Mengangkat cerita dari kisah nyata tentang pemboman, kita mungkin tidak akan pernah tahu apa yang menjadi alasan sesungguhnya kenapa mereka melakukan bom bunuh diri, tetapi dalam Malam Seribu Jahanam kita diajak oleh Intan untuk bisa memahami dari sudut pandang keluarga pelaku. Bahwa ternyata mereka juga terluka dan menyalahkan diri sendiri.

Novel ini tidak hanya menulis dengan tema agama, tetapi ia juga bercampur dengan unsur dongeng, mistis, dan horor. Jadi, tidak heran kalau selama saya membaca novel ini saya merasakan seram dan tegang. Akan tetapi, saya bukan takut karena persoalan mistis dan horornya melainkan karena aura gelap yang menghantui satu keluarga ini dengan masing-masing kisahnya, dengan ketegangan yang diciptakan.

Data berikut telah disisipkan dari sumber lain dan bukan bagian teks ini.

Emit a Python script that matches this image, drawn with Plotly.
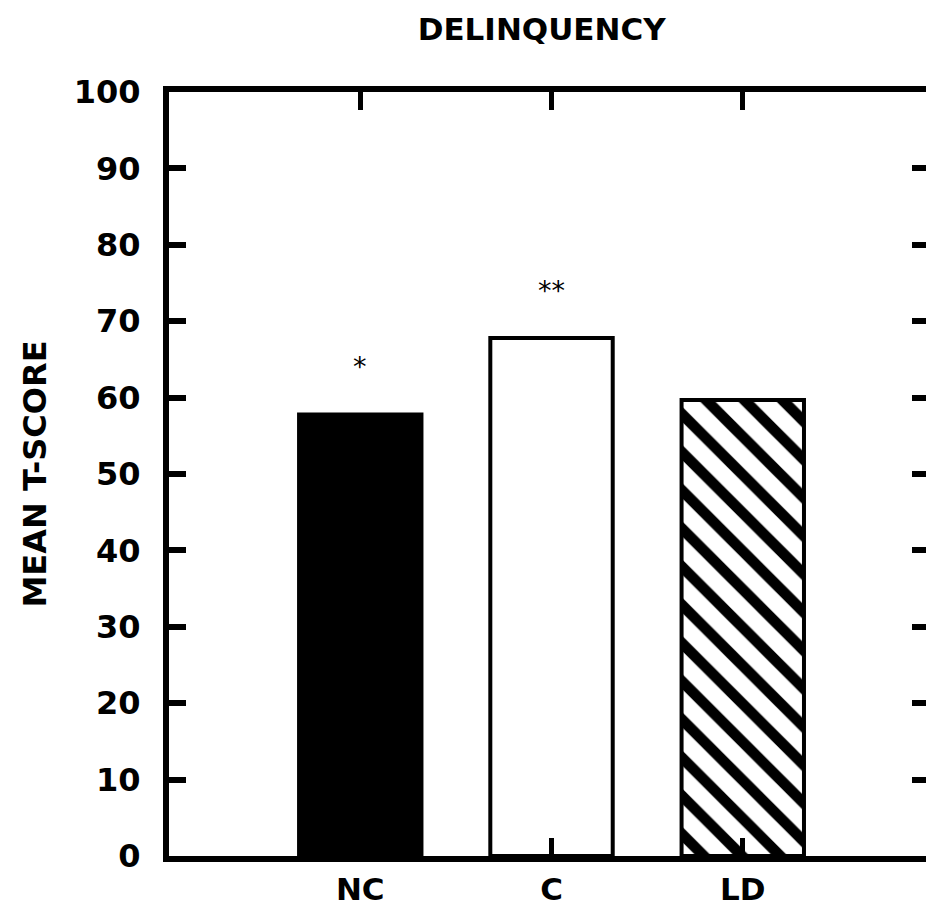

Malam Seribu Jahanam juga penuh dengan berbagai suara keresahan, seperti isu-isu diskriminasi terhadap perempuan dan LGBTQ+. Belum lagi terkadang pelaku diskriminasi itu terkadang dari keluarga sendiri. Sangat melelahkan untuk berjuang dan melawannya.

Buku ini memang seolah ingin menyampaikan banyak hal. Jadinya isinya memang padat, tetapi saya tidak merasa capek membacanya. Barangkali karena isu yang dibahas ada yang dekat dengan dunia saya. Bisa juga karena saya memiliki keresahan yang sama dengan apa yang dibahas di novel ini.

Akhirul kalam, dengan gaya penulisan yang menarik dan isu-isu yang dibahas juga menarik, saya memberikan nilai 4 dari 5 ⭐ untuk Malam Seribu Jahanam.